◆ **WHAT YOU HAVE TO DO**
Gather, from the data below, each line in which the word "this" occurs.
=== MATERIAL PROVIDED ===
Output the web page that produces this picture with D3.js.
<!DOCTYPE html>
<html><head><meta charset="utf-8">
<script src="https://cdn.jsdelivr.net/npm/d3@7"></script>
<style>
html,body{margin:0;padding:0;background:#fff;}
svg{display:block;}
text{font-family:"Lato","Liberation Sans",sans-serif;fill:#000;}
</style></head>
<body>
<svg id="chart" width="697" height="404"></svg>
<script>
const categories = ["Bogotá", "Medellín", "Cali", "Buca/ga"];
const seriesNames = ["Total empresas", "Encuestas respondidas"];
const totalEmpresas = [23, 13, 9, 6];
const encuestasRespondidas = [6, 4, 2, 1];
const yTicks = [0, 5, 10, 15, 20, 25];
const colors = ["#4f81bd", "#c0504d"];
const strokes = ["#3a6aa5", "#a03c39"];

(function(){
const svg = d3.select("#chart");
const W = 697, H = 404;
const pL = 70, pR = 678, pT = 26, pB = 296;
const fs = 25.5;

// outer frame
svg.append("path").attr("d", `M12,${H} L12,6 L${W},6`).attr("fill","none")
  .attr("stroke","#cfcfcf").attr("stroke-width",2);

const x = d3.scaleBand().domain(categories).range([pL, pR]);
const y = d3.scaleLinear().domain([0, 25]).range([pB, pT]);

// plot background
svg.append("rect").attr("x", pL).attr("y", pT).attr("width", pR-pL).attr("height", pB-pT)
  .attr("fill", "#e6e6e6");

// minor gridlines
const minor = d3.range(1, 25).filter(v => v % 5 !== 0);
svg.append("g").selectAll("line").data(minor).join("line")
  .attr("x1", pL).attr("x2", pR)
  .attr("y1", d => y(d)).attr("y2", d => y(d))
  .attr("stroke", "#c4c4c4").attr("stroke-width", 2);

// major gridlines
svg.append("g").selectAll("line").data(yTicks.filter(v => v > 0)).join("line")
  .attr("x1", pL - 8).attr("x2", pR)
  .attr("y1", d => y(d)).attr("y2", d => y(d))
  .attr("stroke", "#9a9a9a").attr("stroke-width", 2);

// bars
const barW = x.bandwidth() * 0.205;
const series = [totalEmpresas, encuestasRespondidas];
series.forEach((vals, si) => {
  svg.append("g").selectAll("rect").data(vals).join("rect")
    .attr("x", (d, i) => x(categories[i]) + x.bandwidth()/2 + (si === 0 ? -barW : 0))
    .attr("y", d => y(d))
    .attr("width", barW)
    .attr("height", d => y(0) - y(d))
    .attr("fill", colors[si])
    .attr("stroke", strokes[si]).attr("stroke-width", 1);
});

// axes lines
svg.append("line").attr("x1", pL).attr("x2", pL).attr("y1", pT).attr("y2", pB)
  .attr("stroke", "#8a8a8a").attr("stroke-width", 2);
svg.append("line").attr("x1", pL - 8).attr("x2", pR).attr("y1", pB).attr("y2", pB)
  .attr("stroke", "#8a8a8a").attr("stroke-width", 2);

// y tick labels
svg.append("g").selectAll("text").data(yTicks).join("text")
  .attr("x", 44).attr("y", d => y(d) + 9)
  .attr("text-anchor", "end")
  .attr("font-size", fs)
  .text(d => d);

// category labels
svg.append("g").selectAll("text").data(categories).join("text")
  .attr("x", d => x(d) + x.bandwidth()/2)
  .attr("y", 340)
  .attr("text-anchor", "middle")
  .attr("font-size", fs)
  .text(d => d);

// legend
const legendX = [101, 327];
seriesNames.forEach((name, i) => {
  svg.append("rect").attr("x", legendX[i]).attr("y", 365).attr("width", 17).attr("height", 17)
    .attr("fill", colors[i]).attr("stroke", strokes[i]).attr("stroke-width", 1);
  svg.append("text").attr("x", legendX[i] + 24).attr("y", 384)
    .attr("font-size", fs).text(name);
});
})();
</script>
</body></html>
===
=== MATERIAL PROVIDED ===
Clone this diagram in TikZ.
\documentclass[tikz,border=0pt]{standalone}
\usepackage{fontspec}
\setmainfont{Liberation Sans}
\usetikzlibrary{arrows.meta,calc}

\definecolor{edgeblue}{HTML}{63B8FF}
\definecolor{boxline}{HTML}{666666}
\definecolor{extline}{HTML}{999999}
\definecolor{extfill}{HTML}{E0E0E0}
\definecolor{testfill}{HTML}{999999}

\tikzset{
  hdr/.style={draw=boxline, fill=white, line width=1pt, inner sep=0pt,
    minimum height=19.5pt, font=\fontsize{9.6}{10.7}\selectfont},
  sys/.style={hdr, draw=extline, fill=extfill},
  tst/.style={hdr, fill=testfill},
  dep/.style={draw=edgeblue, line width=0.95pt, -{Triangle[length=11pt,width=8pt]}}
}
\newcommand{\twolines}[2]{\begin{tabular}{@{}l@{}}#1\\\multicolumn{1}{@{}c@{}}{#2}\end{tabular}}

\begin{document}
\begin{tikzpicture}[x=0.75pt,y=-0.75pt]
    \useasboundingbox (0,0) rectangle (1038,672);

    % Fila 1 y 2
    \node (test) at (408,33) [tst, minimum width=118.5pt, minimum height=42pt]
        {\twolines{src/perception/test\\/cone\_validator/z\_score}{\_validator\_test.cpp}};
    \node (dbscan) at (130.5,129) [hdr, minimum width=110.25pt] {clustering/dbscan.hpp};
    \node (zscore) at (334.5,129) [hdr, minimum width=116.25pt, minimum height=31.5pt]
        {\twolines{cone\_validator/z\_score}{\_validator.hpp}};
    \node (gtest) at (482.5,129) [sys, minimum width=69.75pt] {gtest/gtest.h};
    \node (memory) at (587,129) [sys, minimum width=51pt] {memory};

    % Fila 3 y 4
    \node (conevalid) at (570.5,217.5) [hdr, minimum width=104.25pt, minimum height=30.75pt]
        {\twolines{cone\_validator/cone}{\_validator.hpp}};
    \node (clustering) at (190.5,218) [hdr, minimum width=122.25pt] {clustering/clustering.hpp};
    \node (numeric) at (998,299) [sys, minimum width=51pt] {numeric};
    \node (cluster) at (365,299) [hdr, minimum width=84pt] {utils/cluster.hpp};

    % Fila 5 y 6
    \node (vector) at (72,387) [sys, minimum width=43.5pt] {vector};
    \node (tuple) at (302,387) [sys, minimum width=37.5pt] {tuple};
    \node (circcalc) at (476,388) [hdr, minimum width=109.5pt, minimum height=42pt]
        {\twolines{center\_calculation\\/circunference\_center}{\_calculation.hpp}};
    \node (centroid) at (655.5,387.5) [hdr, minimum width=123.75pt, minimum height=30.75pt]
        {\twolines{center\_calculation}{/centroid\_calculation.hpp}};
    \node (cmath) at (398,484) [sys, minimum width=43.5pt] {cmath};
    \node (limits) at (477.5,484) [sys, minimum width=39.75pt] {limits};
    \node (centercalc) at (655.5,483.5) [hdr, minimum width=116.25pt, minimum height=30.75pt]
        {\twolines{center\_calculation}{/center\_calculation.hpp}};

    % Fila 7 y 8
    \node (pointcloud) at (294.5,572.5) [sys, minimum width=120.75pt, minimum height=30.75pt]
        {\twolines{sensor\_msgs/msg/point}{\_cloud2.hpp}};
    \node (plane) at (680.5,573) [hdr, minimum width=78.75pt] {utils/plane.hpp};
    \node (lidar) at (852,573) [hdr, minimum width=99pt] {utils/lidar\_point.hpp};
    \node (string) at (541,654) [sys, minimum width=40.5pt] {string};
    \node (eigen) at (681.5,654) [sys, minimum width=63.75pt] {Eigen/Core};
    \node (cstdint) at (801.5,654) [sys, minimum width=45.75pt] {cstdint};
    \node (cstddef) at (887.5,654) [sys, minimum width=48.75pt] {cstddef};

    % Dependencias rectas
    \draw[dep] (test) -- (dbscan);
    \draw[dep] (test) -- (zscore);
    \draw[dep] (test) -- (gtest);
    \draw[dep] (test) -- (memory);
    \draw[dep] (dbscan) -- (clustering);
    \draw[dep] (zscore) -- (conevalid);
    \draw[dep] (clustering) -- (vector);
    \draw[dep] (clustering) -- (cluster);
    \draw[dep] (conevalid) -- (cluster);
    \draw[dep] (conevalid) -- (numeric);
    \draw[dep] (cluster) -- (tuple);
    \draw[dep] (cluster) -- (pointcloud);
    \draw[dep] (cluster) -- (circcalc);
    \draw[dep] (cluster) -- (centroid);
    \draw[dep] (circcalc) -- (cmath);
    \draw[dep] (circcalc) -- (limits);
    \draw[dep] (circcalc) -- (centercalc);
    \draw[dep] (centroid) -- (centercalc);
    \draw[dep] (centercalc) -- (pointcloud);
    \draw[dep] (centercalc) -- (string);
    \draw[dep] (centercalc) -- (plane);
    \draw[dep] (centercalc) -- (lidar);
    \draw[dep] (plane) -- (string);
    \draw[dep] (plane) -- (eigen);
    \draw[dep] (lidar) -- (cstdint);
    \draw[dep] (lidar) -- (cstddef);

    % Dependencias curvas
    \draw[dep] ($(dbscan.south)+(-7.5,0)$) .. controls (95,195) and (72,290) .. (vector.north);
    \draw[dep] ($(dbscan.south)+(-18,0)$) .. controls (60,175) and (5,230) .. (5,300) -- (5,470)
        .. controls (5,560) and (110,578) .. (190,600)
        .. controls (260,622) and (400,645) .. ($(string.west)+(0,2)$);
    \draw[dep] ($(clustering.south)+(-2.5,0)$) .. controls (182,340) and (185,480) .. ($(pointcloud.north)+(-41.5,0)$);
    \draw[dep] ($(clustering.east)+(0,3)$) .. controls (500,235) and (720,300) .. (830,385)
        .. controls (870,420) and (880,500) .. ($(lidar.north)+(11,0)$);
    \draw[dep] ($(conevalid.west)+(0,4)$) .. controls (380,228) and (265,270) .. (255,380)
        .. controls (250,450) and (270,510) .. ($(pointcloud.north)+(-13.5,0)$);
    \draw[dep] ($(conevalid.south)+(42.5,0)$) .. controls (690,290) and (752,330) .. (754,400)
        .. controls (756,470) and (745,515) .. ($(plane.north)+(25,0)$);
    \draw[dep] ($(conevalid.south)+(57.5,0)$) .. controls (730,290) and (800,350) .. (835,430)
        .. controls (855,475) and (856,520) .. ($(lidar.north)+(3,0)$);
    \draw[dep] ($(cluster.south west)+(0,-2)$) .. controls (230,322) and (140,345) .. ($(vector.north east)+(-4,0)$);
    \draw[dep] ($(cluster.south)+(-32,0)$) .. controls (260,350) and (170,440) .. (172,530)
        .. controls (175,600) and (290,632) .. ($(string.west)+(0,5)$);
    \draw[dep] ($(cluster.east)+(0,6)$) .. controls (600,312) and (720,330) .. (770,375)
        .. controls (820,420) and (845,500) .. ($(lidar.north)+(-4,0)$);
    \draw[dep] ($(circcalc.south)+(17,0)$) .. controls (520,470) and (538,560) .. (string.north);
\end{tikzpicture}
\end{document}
===
◆ **FULL SOLUTION**
Output the web page that produces this picture with D3.js.
Clone this diagram in TikZ.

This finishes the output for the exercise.